Goldengrove

Gore Vidal was on Tavis Smiley the other night. He was as sharp and funny as always, especially on matters political and historical. True to his stage in life, though, a good chunk of the conversation danced with the notion—no, not the notion, the fact—of mortality. At one point Vidal quoted the last two lines of a poem by Gerard Manley Hopkins. He mischaracterized the context (saying the poem had to do with a child who had died), but he can certainly be forgiven for that. I happened to notice because the poem made a big impression on me many years ago—it’s the first four lines that periodically float into my mind (along with the last and the tail end of the penultimate).

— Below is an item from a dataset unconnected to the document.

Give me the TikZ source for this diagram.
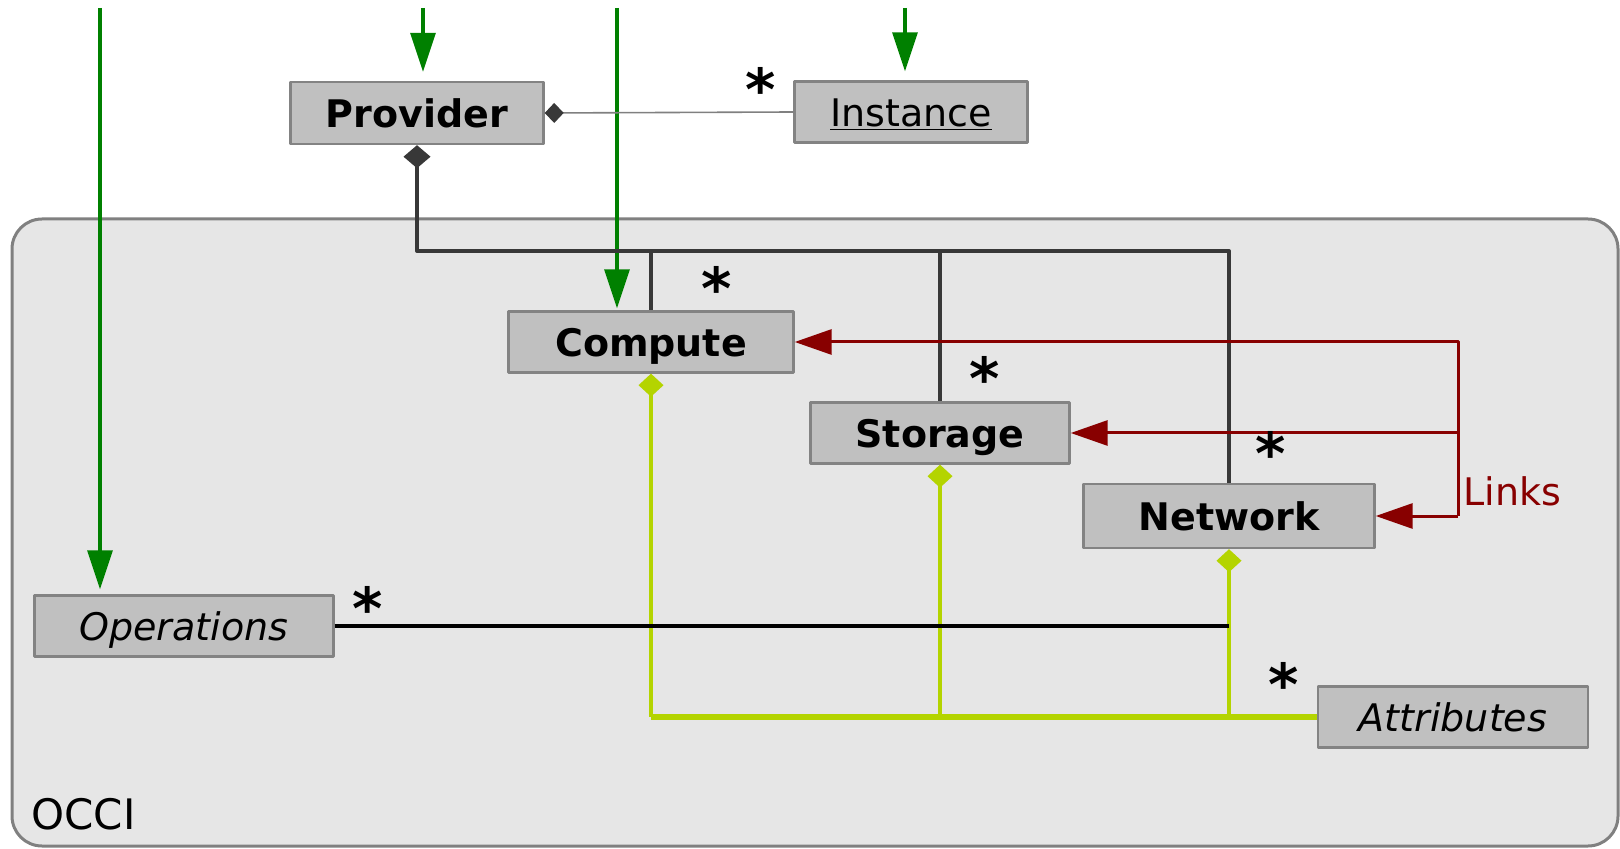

It being fall here in the northern hemisphere, the words came unbidden once again, even before I saw the autumnal Vidal on TV.

Spring and Fall:
to a young child

Márgarét, áre you grieving
Over Goldengrove unleaving?
Leáves, líke the things of man, you
With your fresh thoughts care for, can you?
Áh, ás the heart grows older
It will come to such sights colder
By and by, nor spare a sigh
Though worlds of wanwood leafmeal lie;
And yet you will weep and know why.
Now no matter, child, the name:
Sórrow’s spríngs áre the same.
Nor mouth had, no nor mind, expressed
What heart heard of, ghost guessed:
It ís the blight man was born for,
It is Margaret you mourn for.

The accent marks have to do with Hopkins’s concept of “sprung rhythm.” I didn’t understand it then, and I don’t understand it now. But you don’t need to understand sprung rhythm to love his poems.